Este axioma es falso. El hombre, como ser económico, produce para obtener un beneficio de ello, beneficio que sea sustanciable en elementos de bienestar, sean éstos vestidos mejores para sus hijos, un coche de puta madre, un centollo en la mesa o una tía cada día. En el tiempo en que Marx escribe, muchos hombres, obreros, no pueden hacer eso porque su plusvalía ha sido robada por el burgués. Pero, una vez recuperada la plusvalía, la reacción del obrero no sería la que imaginaba Marx, esto es contribuir con la misma a una sociedad comunista gestionada por el Estado (o sea, el Partido), sino comprarse un DVD. El esquema ideado por Marx no es la natural salida del hombre como ser económico; por esta razón dicho esquema ha de ser impuesto, con lo cual ya hemos vuelto a los esquemas dictatoriales, totalitarios y protofascistas.

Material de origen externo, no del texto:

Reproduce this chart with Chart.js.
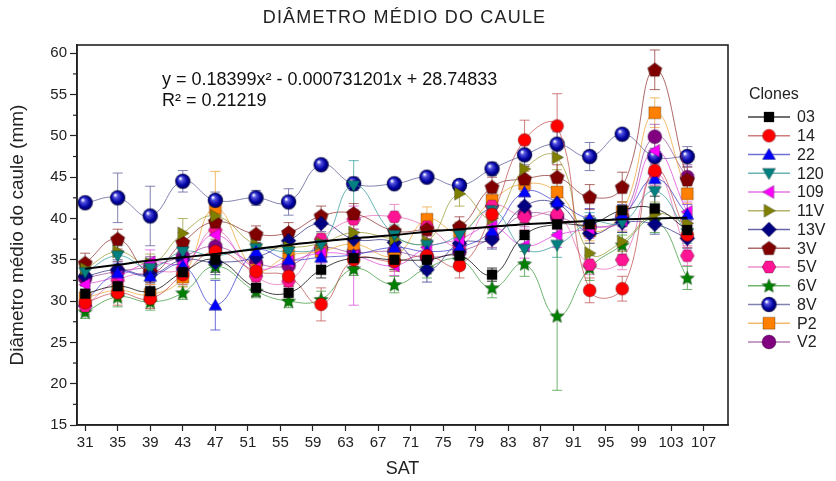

¿Hubiera sido la misma la evolución del capitalismo sin haber existido la alternativa marxista? Es una pregunta sin contestación, como todas las ucronías. Pero, en todo caso, aún admitiendo que el marxismo ha cumplido la misión histórica de quebrar una presunta evolución del capitalismo hacia la plena dominación del proletariado, aún cabe recordar que, tal vez, ese trato nos puede parecer a nosotros, ciudadanos occidentales, cojonudo; pero, tal vez, le ha salido un poco caro a los muchos millones de ciudadanos que han vivido décadas encerraditos en países en los que, para que nosotros tuviésemos libertades, ellos no podían tener ni pan de molde en condiciones.

Y está, por último, la riada, riada larguísima, de muertos, dejada por el marxismo y sus acólitos. Los cadáveres de Stalin, de Mao, de Pol Pot, reclaman su lugar en la Historia. Y no creo que si pudiésemos hablar con ellos les fuese a consolar la idea de que allí, allí, más allá del horizonte, les esperaba la sociedad perfecta.

Los ciudadanos soviéticos, que en décadas de comunismo desarrollaron una chistología muy densa al respecto, acuñaron la frase de que una sardina es una ballena que ha pasado por un Plan Quinquenal. Este chiste fue adaptado por los liberales occidentales en un aforismo que decía: una sardina es una ballena que ha pasado por todas las fases del socialismo, menos por la última. En el fondo, juzgar al marxismo se reduce a la pregunta de si el destino de ser ballena merece el presente de ser sardina.

La respuesta de la Humanidad, y de la Historia, es, más bien, que va a ser que no.